:: Provided material ::
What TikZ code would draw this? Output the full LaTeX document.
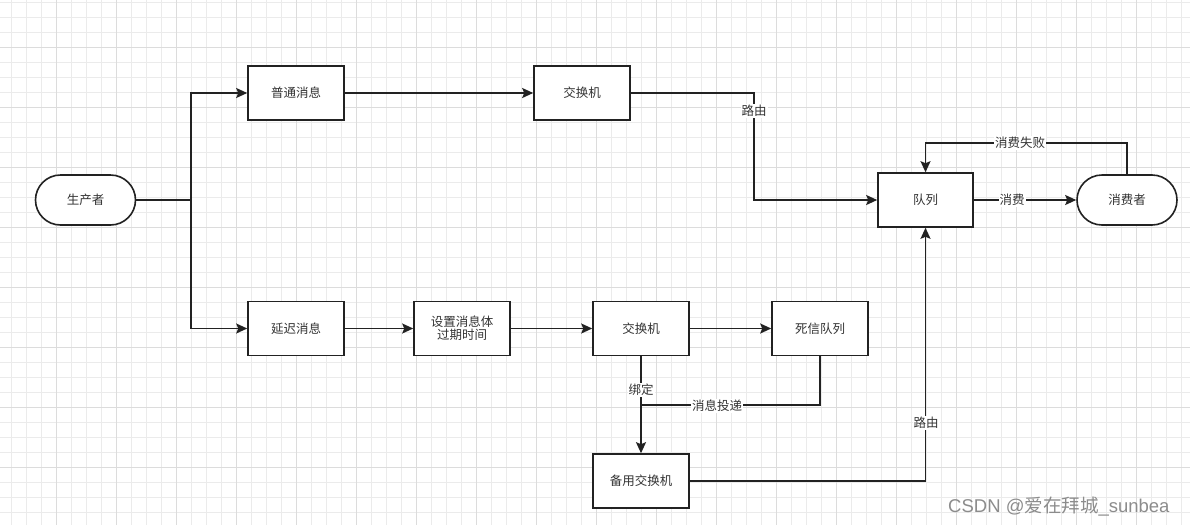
\documentclass[tikz,border=0pt]{standalone}
\usepackage{fontspec}
\setmainfont{Noto Sans CJK SC}
\newfontfamily\wmlat{Liberation Sans}
\usetikzlibrary{arrows.meta}
\definecolor{gmin}{HTML}{EBEBEB}
\definecolor{gmaj}{HTML}{DCDCDC}
\definecolor{ink}{HTML}{222222}
\definecolor{txt}{HTML}{333333}
\tikzset{
  box/.style={draw=ink, line width=1.6pt, fill=white, minimum width=96pt, minimum height=54pt, inner sep=2pt, text=txt, font=\fontsize{12.5}{15}\selectfont, align=center},
  pill/.style={box, rounded corners=25pt, minimum width=100pt, minimum height=50pt},
  conn/.style={draw=ink, line width=1.6pt, -{Stealth[length=11pt,width=10pt,inset=2pt]}},
  plain/.style={draw=ink, line width=1.6pt},
  lbl/.style={fill=white, inner sep=1pt, text=txt, font=\fontsize{12.5}{15}\selectfont},
}
\begin{document}
\begin{tikzpicture}[x=1pt,y=-1pt]
\useasboundingbox (0,0) rectangle (1190,525);
\fill[white] (0,0) rectangle (1190,525);
% grid
\foreach \i in {0,...,79} {
  \draw[gmin, line width=0.8pt] ({11.7+15*\i},0) -- ({11.7+15*\i},525);
}
\foreach \i in {0,...,35} {
  \draw[gmin, line width=0.8pt] (0,{2.7+15*\i}) -- (1190,{2.7+15*\i});
}
\foreach \i in {0,...,19} {
  \draw[gmaj, line width=0.8pt] ({56.7+60*\i},0) -- ({56.7+60*\i},525);
}
\foreach \i in {0,...,8} {
  \draw[gmaj, line width=0.8pt] (0,{47.7+60*\i}) -- (1190,{47.7+60*\i});
}
% nodes
\node[pill] (prod) at (85.5,200) {生产者};
\node[box] (n1) at (296,93) {普通消息};
\node[box] (ex1) at (582,93) {交换机};
\node[box, minimum width=95pt] (q) at (925.5,200) {队列};
\node[pill] (cons) at (1127,200) {消费者};
\node[box] (n2) at (296,328.5) {延迟消息};
\node[box] (ttl) at (462,328.5) {设置消息体\\[-2pt]过期时间};
\node[box] (ex2) at (641,328.5) {交换机};
\node[box] (dlq) at (820,328.5) {死信队列};
\node[box] (bx) at (641,481) {备用交换机};
% connectors
\draw[conn] (prod.east) -- (191,200) |- (n1.west);
\draw[conn] (191,200) |- (n2.west);
\draw[conn] (n1.east) -- (ex1.west);
\draw[conn] (ex1.east) -| (754,200) -- (q.west);
\node[lbl] (l1) at (754,111) {路由};
\draw[conn] (q.east) -- (cons.west);
\node[lbl] (l2) at (1012,200) {消费};
\draw[conn] (cons.north) |- (1020,143) -| (q.north);
\node[lbl] (l3) at (1020,143) {消费失败};
\draw[conn] (n2.east) -- (ttl.west);
\draw[conn] (ttl.east) -- (ex2.west);
\draw[conn] (ex2.east) -- (dlq.west);
\draw[conn] (ex2.south) -- (bx.north);
\node[lbl] (l4) at (641,390) {绑定};
\draw[plain] (dlq.south) |- (ex2.south |- 0,405);
\node[lbl] (l5) at (717,406) {消息投递};
\draw[conn] (bx.east) -| (q.south);
\node[lbl] (l6) at (926,423) {路由};
\node[text=black!45, font=\fontsize{18.5}{22}\selectfont, anchor=west, inner sep=0pt] (wm) at (948,507) {{\wmlat CSDN @}爱在拜城{\wmlat\_sunbea}};
\end{tikzpicture}
\end{document}
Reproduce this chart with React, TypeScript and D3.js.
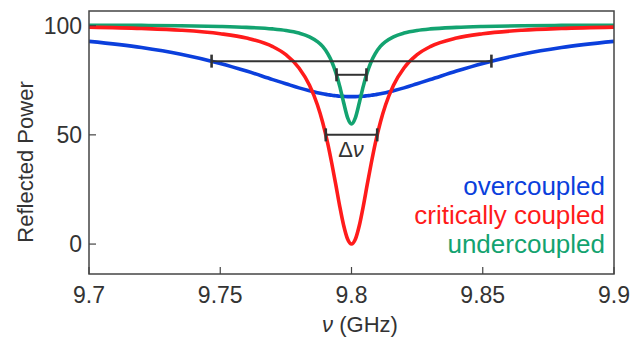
import React from "react";
import * as d3 from "d3";

// frequency grid (GHz), denser near the resonance
const freqs = [
  9.7, 9.72, 9.735, 9.75, 9.76, 9.77, 9.775, 9.78, 9.784, 9.787, 9.789, 9.791,
  9.7925, 9.794, 9.7955, 9.797, 9.7985, 9.8, 9.8015, 9.803, 9.8045, 9.806,
  9.8075, 9.809, 9.811, 9.813, 9.816, 9.82, 9.825, 9.83, 9.84, 9.85, 9.865,
  9.88, 9.9,
];

const overcoupled = [
  92.8, 90.0, 86.9, 82.7, 79.2, 75.3, 73.4, 71.5, 70.2, 69.3, 68.8, 68.4, 68.1,
  67.9, 67.7, 67.6, 67.5, 67.5, 67.5, 67.6, 67.7, 67.9, 68.1, 68.4, 68.8, 69.3,
  70.2, 71.5, 73.4, 75.3, 79.2, 82.7, 86.9, 90.0, 92.8,
];

const critical = [
  99.3, 98.7, 97.9, 96.3, 94.3, 90.4, 86.7, 80.6, 72.7, 63.8, 55.8, 45.8, 36.9,
  27.3, 17.4, 8.6, 2.3, 0, 2.3, 8.6, 17.4, 27.3, 36.9, 45.8, 55.8, 63.8, 72.7,
  80.6, 86.7, 90.4, 94.3, 96.3, 97.9, 98.7, 99.3,
];

const undercoupled = [
  100.2, 100.1, 99.95, 99.6, 99.2, 98.5, 97.8, 96.6, 94.9, 92.7, 90.5, 87.1,
  83.5, 78.6, 72.3, 64.8, 57.9, 55, 57.9, 64.8, 72.3, 78.6, 83.5, 87.1, 90.5,
  92.7, 94.9, 96.6, 97.8, 98.5, 99.2, 99.6, 99.95, 100.1, 100.2,
];

// linewidth markers: [start, end, level]
const widthBars: [number, number, number][] = [
  [9.7467, 9.8533, 83.75],
  [9.7943, 9.8057, 77.5],
  [9.7902, 9.8098, 50],
];

const xTicks = [9.7, 9.75, 9.8, 9.85, 9.9];
const yTicks = [0, 50, 100];

const legend = [
  { label: "overcoupled", color: "#0b3fdc" },
  { label: "critically coupled", color: "#ff1b1b" },
  { label: "undercoupled", color: "#13a370" },
];

const W = 632;
const H = 338;
const left = 89;
const right = 614;
const top = 11;
const bottom = 274;
const font = "'Liberation Sans', Arial, sans-serif";

export default function App() {
  const x = d3.scaleLinear().domain([9.7, 9.9]).range([left, right]);
  const y = d3.scaleLinear().domain([-13.7, 106.7]).range([bottom, top]);

  const line = d3
    .line<number>()
    .x((_, i) => x(freqs[i]))
    .y((d) => y(d))
    .curve(d3.curveMonotoneX);

  const series = [
    { values: overcoupled, color: legend[0].color },
    { values: undercoupled, color: legend[2].color },
    { values: critical, color: legend[1].color },
  ];

  return (
    <svg
      width={W}
      height={H}
      style={{ position: "absolute", left: 0, top: 0, background: "#fff" }}
      fontFamily={font}
    >
      <defs>
        <clipPath id="plot">
          <rect x={left} y={top} width={right - left} height={bottom - top} />
        </clipPath>
      </defs>

      <g clipPath="url(#plot)">
        {series.map((s, i) => (
          <path
            key={i}
            d={line(s.values) || ""}
            fill="none"
            stroke={s.color}
            strokeWidth={3.6}
            strokeLinejoin="round"
          />
        ))}
      </g>

      {widthBars.map(([a, b, lv], i) => (
        <g key={i} stroke="#333">
          <line x1={x(a)} x2={x(b)} y1={y(lv)} y2={y(lv)} strokeWidth={2} />
          <line x1={x(a)} x2={x(a)} y1={y(lv) - 6.5} y2={y(lv) + 6.5} strokeWidth={2.6} />
          <line x1={x(b)} x2={x(b)} y1={y(lv) - 6.5} y2={y(lv) + 6.5} strokeWidth={2.6} />
        </g>
      ))}

      <text x={351} y={157} fontSize={22} textAnchor="middle" fill="#333">
        Δ<tspan fontStyle="italic">ν</tspan>
      </text>

      {/* frame */}
      <rect
        x={left}
        y={top}
        width={right - left}
        height={bottom - top}
        fill="none"
        stroke="#444"
        strokeWidth={1.5}
      />

      {xTicks.map((t) => (
        <g key={t}>
          <line x1={x(t)} x2={x(t)} y1={bottom} y2={bottom - 7} stroke="#444" strokeWidth={1.2} />
          <text x={x(t)} y={303} fontSize={23} textAnchor="middle" fill="#333">
            {t}
          </text>
        </g>
      ))}
      {yTicks.map((t) => (
        <g key={t}>
          <line x1={left} x2={left + 7} y1={y(t)} y2={y(t)} stroke="#444" strokeWidth={1.2} />
          <text x={82} y={y(t) + 8} fontSize={23} textAnchor="end" fill="#333">
            {t}
          </text>
        </g>
      ))}

      <text
        transform={`translate(33,162) rotate(-90)`}
        fontSize={22}
        textAnchor="middle"
        fill="#333"
      >
        Reflected Power
      </text>
      <text x={360} y={332} fontSize={22} textAnchor="middle" fill="#333">
        <tspan fontStyle="italic">ν</tspan> (GHz)
      </text>

      {legend.map((l, i) => (
        <text
          key={l.label}
          x={605}
          y={195 + i * 29}
          fontSize={26}
          textAnchor="end"
          fill={l.color}
        >
          {l.label}
        </text>
      ))}
    </svg>
  );
}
:::
# Task details
All lines above with "React" in them should be returned.

# Exercise output
Reproduce this chart with React, TypeScript and D3.js.
import React from "react";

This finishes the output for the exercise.